Change Management & Transition Management


Global competition, challenges, company goals for higher profits, requisitions or structural change in the top management; all these factors call for one thing- Change Management.

British Airways had to alter its approach to content management on the internet, Cadbury had to cope with global changes by refocusing on its cultural and communication barriers, HP had its CEO resigning in 2005 and Kelloggs acquired Kebbler in 2001 which resulted in almost a double in its operations and revenues. These are to name a few companies that had faced different management faucets and were successful in their change management strategies.

Ever wondered what was that one essential aspect that all of them did not undermine at any stage? It was the focus towards its workforce. These companies never failed to understand what the employees needs are, and how to manage change with them with such huge internal and external changes happening with the organization.

This is exactly what transition management is about- it is managing people in a manner that they are groomed and directed towards the final change that has to be achieved. Most managers get around by deciding the employees that would be involved in the process, the change in their tasks, job duties and the deadline by which it has to be done; these are the processes of change management. The intricate details of managing people who have to work towards the change are taken into view by transition management.

Most companies complain that their work force resists change, is de motivated and exhibits little co operation in adapting to change. Even the best designed policies and practices would be of no use, if they are not communicated effectively to the employees and they do not carry it out with full commitment.

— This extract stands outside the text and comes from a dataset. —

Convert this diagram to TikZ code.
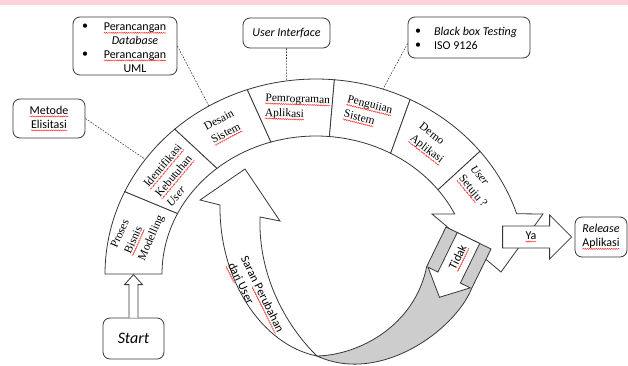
\documentclass[tikz,border=0pt]{standalone}
\usepackage{fontspec}
\setmainfont{Liberation Serif}
\newfontfamily\calfont{Carlito}
\usetikzlibrary{calc,decorations.pathmorphing}

% word with a red wavy underline (spell-check mark)
\newcommand\sq[1]{\tikz[reset cm, baseline=(sqw.base)]{%
  \node[inner sep=0pt, outer sep=0pt, draw=none, fill=none, anchor=base,
        minimum width=0pt, minimum height=0pt, sharp corners] (sqw) at (0pt,0pt) {#1};
  \draw[red!85, solid, sharp corners, line width=0.45pt, decorate,
        decoration={snake, amplitude=0.55pt, segment length=2.2pt}]
    ([yshift=-2.2pt]sqw.base west) -- ([yshift=-2.2pt]sqw.base east);}}

\definecolor{pinkband}{RGB}{255,211,218}
\definecolor{ln}{RGB}{55,55,55}
\definecolor{ribbon}{RGB}{205,205,205}

\tikzset{
  seg/.style={draw=ln, line width=0.8pt, fill=white, line join=miter},
  callout/.style={draw=ln, line width=0.8pt, rounded corners=7pt, fill=white,
    inner sep=0pt, font=\calfont\fontsize{12}{14}\selectfont},
  conn/.style={draw=ln, line width=0.6pt, dash pattern=on 1.6pt off 1.4pt},
  serifTxt/.style={font=\fontsize{11.5}{15}\selectfont, inner sep=0pt, align=left},
  sansTxt/.style={font=\calfont\fontsize{12}{14.5}\selectfont, inner sep=0pt},
}

% one block of the arc band: outer start/end angle, inner start/end angle
\newcommand\arcseg[4]{%
  \draw[seg] ([shift={(#1:211 and 195)}]C) arc[start angle=#1, end angle=#2, x radius=211, y radius=195]
    -- ([shift={(#4:154 and 138)}]C) arc[start angle=#4, end angle=#3, x radius=154, y radius=138] -- cycle;}

\begin{document}
\begin{tikzpicture}[x=1pt, y=1pt]
\useasboundingbox (0,0) rectangle (628,-365);
\clip (0,0) rectangle (628,-365);
\fill[pinkband] (0,0) rectangle (628,-5);

\coordinate (C) at (316,-274);

% arc band
\arcseg{180}{155}{180}{154}
\arcseg{155}{132}{154}{130}
\arcseg{132}{109}{130}{107}
\arcseg{109}{85}{107}{85}
\arcseg{85}{63.5}{85}{61}
\arcseg{63.5}{39}{61}{37.6}
% last block ending in the arrow head
\draw[seg] ([shift={(39:211 and 195)}]C) arc[start angle=39, end angle=18, x radius=211, y radius=195]
  -- (543,-214) -- (501,-272) -- (432,-214)
  -- ([shift={(25.8:154 and 138)}]C) arc[start angle=25.8, end angle=37.6, x radius=154, y radius=138] -- cycle;

% labels on the band
\node[serifTxt, rotate=66] at (138,-232) {Proses\\\sq{Bisnis}\\Modelling};
\node[serifTxt, rotate=50] at (174,-175) {\sq{Identifikasi}\\\sq{Kebutuhan}\\\textit{User}};
\node[serifTxt, rotate=28] at (223,-127.5) {Desain\\\sq{Sistem}};
\node[serifTxt, rotate=-2] at (297.5,-107.5) {\sq{Pemrograman}\\\sq{Aplikasi}};
\node[serifTxt, rotate=-14] at (368,-113) {\sq{Penguiian}\\\sq{Sistem}};
\node[serifTxt, rotate=-38] at (431,-144) {Demo\\\sq{Aplikasi}};
\node[serifTxt, rotate=-50] at (478,-187) {\textit{User}\\\sq{Setuju} ?};

% feedback ribbon: front (white) part with its head
\draw[seg] (245,-169) -- (280,-221) -- (260,-217)
  .. controls (258,-280) and (290,-330) .. (317,-356)
  .. controls (262,-345) and (219,-280) .. (220,-205) -- (200,-200) -- cycle;
\node[sansTxt, align=left, rotate=-63.8] at (255,-298) {Saran \sq{Perubahan}\\\sq{dari} User};

% feedback ribbon: back (grey) part
\draw[seg, fill=ribbon] (446,-227) -- (491,-249) -- (471.6,-288.5)
  .. controls (455,-330) and (380,-385) .. (317,-356)
  .. controls (360,-355) and (415,-325) .. (426.7,-266.5) -- cycle;

% "Tidak" arrow
\begin{scope}[shift={(468.5,-238)}, rotate=-116.1]
  \draw[seg] (0,-12.5) -- (44,-12.5) -- (44,-23.5) -- (66,0) -- (44,23.5) -- (44,12.5) -- (0,12.5) -- cycle;
  \node[sansTxt, rotate=63.9] at (22,0) {\sq{Tidak}};
\end{scope}

% callouts
\node[callout, minimum width=72pt, minimum height=39pt, align=center] (metode) at (49,-118.5) {\sq{Metode}\\\sq{Elisitasi}};
\node[callout, minimum width=104pt, minimum height=58pt] (box2) at (125,-46) {};
\node[sansTxt, align=center, font=\calfont\fontsize{12}{13.8}\selectfont] at (135,-47.5)
  {\sq{Perancangan}\\\textit{Database}\\\sq{Perancangan}\\UML};
\node[sansTxt] at (85,-27) {\textbullet};
\node[sansTxt] at (85,-55) {\textbullet};
\node[callout, minimum width=87pt, minimum height=30pt] (ui) at (286.5,-33) {\textit{User Interface}};
\node[callout, minimum width=122pt, minimum height=41pt] (box4) at (469,-37.5) {};
\node[sansTxt, align=left, anchor=west, font=\calfont\fontsize{12}{13.5}\selectfont] at (434,-38.5)
  {\textit{Black box Testing}\\ISO 9126};
\node[sansTxt] at (418,-32) {\textbullet};
\node[sansTxt] at (418,-45.5) {\textbullet};

% dashed leaders to the band
\coordinate (e1) at ([shift={(144:211 and 195)}]C);
\coordinate (e2) at ([shift={(120.5:211 and 195)}]C);
\coordinate (e3) at ([shift={(98:211 and 195)}]C);
\coordinate (e4) at ([shift={(71.5:211 and 195)}]C);
\draw[conn] (metode.east) -- (e1);
\draw[conn] (box2.east) -- (e2);
\draw[conn] (ui.south) -- (e3);
\draw[conn] ($(box4.west)+(0,-6)$) -- (e4);

% release box and "Ya" arrow
\node[callout, minimum width=52pt, minimum height=40pt, align=center] (rel) at (601,-237) {\textit{Release}\\\sq{Aplikasi}};
\draw[seg] ([xshift=-3pt]rel.west) -- ++(-22,22) -- ++(0,-11) -- ++(-47,0) -- ++(0,-22)
  -- ++(47,0) -- ++(0,-11) -- cycle;
\node[sansTxt] at (531,-237) {\sq{Ya}};

% start box and its arrow
\node[callout, minimum width=61pt, minimum height=41pt, font=\calfont\fontsize{16}{18}\selectfont] (start) at (133.5,-338.5) {\textit{Start}};
\draw[seg] ([xshift=-4.5pt]start.north) -- ++(0,33) -- ++(-4.5,0) -- ++(9,10) -- ++(9,-10)
  -- ++(-4.5,0) -- ++(0,-33);
\end{tikzpicture}
\end{document}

Taking it step by step, as a manager announces any change in the organization; there are several phases that employees go through. The first stage is where the workforce is at complete denial or resistance to the change anticipated. The second one is where it leads to panic amongst the employees as they start to realize the implications of the change. Third is when they take a turn and start realizing the positive aspects the change would bring to them. And fourth, is when they actually start performing and achieving the change related results.

As a transition manager, it is the second and the third stage where employees have to be communicated effectively, trained and made understood what the new process is all about. All structural details should be accounted for by the managers to understand how they can better the process for the employees.

Therefore, remain positive as a leader, trust your employees and give them all the resources needed for change. Help your employees at each stage for better adaptation, encourage and support them through constant communication. And once change objectives are achieved, do make it a point that you celebrate it with your employees.

This is how transition management acts as the back bone of change management.